Frozan Safi and three others were found dead in Mazar-i-Sharif

Four women have been killed in the northern city of Mazar-i-Sharif, a spokesman for Afghanistan’s Taliban government said on Saturday.

Local sources identified at least one of the victims as a rights activist.

Two suspects have been arrested after the four bodies were found at a house in the city, interior ministry spokesman Qari Saeed Khosti said.

“The arrested people have admitted in initial interrogation that the women were invited to the house by them. Further investigations are under way and the case has been referred to court,” he said.

Mr Khosti did not identify the victims, but sources in Mazar-i-Sharif told AFP news agency that one of the dead was Frozan Safi, a women’s rights activist and university lecturer.

Three sources in Mazar-i-Sharif told AFP they had heard that the women received a call that they thought was an invitation to join an evacuation flight and were picked up by car, only to be found dead later.

“I knew one of those women, Frozan Safi,” a female employee of an international organisation told AFP, on condition of anonymity. “She was also a women’s activist, really well known in the city.”

The source said that three weeks ago she had herself received a call from someone pretending to help her to travel abroad to safety.

“He knew all information about me, asked me to send my documents, wanted me to fill a questionnaire, pretending to be an official of my office in charge of giving information to the US for my evacuation,” she said.

After becoming suspicious she blocked the caller, and is now living in fear.
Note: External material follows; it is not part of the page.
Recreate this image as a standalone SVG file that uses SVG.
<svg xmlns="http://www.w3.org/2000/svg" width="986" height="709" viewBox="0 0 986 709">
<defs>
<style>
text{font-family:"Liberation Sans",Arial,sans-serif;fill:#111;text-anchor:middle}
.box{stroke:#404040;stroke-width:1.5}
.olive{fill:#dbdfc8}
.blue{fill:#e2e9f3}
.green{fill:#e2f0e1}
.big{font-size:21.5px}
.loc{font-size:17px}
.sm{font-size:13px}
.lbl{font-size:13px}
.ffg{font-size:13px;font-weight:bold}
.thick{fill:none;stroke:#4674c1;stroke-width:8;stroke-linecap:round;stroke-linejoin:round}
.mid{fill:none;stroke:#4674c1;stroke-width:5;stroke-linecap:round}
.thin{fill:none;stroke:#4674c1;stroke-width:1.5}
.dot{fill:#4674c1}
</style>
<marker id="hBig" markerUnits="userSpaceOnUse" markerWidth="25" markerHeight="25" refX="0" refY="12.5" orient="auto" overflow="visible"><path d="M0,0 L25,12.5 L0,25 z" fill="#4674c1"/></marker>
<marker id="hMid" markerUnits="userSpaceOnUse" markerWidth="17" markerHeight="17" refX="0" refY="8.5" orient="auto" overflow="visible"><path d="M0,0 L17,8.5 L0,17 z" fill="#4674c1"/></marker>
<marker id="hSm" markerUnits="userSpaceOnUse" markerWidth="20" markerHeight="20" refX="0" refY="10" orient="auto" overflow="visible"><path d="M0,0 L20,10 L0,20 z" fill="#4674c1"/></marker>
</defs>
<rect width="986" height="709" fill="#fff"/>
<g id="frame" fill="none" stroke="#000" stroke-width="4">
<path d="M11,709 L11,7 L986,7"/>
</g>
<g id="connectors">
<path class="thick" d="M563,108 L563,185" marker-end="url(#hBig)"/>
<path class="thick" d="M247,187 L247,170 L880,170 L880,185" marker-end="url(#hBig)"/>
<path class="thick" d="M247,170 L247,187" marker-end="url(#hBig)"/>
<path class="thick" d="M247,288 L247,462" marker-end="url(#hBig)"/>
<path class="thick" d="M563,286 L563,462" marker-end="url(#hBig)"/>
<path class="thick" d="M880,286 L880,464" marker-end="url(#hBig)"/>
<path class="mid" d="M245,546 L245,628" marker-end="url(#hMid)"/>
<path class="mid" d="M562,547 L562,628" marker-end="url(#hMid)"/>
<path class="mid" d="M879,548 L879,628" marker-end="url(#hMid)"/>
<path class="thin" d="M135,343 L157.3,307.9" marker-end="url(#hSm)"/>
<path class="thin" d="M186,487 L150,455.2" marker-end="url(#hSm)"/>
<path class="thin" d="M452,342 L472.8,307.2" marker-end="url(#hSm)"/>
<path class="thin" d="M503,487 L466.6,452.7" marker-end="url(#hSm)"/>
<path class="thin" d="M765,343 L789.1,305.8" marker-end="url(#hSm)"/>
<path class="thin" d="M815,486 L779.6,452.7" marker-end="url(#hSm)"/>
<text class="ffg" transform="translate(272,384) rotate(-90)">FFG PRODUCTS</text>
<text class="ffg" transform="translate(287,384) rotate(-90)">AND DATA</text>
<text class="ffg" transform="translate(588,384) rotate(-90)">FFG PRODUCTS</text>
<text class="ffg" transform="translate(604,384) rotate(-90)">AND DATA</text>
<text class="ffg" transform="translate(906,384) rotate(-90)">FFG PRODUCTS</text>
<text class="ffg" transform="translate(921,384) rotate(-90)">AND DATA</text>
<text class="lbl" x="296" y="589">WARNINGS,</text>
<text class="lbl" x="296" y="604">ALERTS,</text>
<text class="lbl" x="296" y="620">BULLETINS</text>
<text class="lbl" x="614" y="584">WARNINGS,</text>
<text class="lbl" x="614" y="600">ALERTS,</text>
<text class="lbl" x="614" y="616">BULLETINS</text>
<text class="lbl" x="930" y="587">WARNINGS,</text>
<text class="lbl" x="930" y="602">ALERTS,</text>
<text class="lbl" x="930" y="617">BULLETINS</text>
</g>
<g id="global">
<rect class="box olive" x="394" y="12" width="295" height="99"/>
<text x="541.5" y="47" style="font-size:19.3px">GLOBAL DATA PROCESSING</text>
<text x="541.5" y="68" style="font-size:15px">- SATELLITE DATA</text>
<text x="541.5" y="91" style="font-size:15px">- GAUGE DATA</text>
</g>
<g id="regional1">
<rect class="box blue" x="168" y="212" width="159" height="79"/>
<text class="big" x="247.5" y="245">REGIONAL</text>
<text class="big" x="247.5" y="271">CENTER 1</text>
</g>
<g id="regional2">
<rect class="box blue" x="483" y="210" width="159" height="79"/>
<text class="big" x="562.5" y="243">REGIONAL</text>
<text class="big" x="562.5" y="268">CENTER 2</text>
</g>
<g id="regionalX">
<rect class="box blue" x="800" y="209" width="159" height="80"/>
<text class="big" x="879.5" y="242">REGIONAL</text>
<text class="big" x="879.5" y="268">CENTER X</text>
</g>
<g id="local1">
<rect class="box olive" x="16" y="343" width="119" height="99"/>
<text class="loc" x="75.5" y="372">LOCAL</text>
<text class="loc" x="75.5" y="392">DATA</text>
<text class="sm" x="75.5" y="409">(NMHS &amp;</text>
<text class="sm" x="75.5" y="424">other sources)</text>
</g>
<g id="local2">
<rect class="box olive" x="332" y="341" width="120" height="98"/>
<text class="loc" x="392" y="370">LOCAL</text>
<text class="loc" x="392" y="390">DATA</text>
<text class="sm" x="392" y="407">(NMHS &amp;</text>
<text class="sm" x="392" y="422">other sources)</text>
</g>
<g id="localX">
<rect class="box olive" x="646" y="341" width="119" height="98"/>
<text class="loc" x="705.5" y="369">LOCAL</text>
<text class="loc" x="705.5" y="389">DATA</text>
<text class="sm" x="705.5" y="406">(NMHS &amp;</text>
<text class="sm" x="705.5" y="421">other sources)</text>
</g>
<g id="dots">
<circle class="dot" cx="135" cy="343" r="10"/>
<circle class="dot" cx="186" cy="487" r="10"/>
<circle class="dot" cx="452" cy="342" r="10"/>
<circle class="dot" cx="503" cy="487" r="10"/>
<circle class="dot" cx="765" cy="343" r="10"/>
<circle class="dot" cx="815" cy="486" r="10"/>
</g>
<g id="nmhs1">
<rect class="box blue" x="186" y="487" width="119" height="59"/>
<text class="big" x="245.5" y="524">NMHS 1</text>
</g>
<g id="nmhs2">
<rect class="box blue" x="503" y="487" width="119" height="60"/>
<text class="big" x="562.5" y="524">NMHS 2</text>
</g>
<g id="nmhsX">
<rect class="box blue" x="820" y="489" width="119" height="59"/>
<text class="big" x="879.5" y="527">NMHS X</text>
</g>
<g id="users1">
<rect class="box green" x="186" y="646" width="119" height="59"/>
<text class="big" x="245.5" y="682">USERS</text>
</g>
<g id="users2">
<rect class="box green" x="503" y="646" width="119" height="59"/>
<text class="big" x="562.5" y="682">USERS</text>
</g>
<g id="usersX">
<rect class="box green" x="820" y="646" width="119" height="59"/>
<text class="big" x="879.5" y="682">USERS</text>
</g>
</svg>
She was shocked when she heard about the killings.

“I was already scared,” she said. “My mental health is not good nowadays. I am always afraid that someone might come to my door, take me somewhere and shoot me.”
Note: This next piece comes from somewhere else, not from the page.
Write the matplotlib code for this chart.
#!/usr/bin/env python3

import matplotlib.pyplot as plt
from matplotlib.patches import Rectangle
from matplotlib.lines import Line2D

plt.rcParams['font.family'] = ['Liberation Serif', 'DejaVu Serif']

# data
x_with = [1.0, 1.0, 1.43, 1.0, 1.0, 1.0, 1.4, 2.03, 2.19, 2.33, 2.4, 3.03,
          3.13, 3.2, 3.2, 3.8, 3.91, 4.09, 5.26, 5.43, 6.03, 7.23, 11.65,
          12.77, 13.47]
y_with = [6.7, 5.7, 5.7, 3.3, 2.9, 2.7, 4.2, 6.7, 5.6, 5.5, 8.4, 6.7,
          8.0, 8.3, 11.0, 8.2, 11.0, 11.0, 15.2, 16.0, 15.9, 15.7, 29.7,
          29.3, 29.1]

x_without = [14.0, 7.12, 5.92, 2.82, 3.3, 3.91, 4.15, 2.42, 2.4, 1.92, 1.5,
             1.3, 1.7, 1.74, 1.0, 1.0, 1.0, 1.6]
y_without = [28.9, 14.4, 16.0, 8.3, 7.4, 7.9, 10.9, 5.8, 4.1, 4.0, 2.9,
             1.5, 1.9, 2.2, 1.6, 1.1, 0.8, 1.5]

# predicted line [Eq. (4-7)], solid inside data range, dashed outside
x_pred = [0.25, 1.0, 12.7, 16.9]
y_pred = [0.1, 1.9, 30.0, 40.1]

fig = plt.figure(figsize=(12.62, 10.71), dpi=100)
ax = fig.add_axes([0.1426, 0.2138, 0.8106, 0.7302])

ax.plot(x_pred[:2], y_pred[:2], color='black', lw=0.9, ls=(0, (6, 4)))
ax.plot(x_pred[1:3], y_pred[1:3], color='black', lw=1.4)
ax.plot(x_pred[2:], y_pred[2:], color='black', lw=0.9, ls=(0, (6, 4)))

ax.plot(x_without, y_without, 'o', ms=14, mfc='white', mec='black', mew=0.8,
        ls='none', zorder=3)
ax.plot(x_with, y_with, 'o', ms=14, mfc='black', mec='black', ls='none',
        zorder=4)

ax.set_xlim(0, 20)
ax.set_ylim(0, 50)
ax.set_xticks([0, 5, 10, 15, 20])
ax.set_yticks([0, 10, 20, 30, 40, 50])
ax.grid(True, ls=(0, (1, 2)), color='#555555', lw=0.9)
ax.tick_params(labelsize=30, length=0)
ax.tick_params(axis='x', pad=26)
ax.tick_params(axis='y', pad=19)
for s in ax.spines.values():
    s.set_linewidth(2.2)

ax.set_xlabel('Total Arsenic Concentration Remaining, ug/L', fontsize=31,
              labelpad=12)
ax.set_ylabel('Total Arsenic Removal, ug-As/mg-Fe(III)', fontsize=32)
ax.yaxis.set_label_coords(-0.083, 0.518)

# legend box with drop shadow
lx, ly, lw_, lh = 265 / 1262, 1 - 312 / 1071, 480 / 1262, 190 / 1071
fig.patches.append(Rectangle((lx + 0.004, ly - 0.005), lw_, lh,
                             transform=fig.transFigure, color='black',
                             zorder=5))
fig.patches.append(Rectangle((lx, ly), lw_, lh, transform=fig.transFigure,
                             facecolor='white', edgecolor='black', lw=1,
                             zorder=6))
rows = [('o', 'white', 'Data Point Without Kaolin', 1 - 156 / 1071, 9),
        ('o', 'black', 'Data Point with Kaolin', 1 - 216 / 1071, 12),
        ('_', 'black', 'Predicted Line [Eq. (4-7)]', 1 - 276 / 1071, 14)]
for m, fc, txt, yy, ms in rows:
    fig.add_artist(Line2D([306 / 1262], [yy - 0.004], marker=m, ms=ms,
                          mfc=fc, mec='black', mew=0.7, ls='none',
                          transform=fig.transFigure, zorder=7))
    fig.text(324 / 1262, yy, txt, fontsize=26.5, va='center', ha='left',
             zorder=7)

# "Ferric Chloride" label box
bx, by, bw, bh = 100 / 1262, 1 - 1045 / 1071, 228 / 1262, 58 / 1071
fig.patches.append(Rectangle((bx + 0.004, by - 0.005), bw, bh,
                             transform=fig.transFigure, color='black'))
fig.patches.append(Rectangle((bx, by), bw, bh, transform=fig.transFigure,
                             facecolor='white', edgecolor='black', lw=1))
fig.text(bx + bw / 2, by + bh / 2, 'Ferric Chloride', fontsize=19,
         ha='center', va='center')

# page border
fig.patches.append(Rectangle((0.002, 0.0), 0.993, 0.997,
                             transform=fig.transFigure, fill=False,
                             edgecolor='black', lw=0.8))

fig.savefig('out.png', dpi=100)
The Taliban, a deeply conservative movement, seized power in Afghanistan in August after a 20-year war against the former US-backed government.

Taliban fighters have broken up some of the protests, and the government has threatened to arrest any journalists covering unauthorised gatherings.

But the movement’s leaders have insisted that their fighters are not authorised to kill activists. They have promised that any who do so will be punished.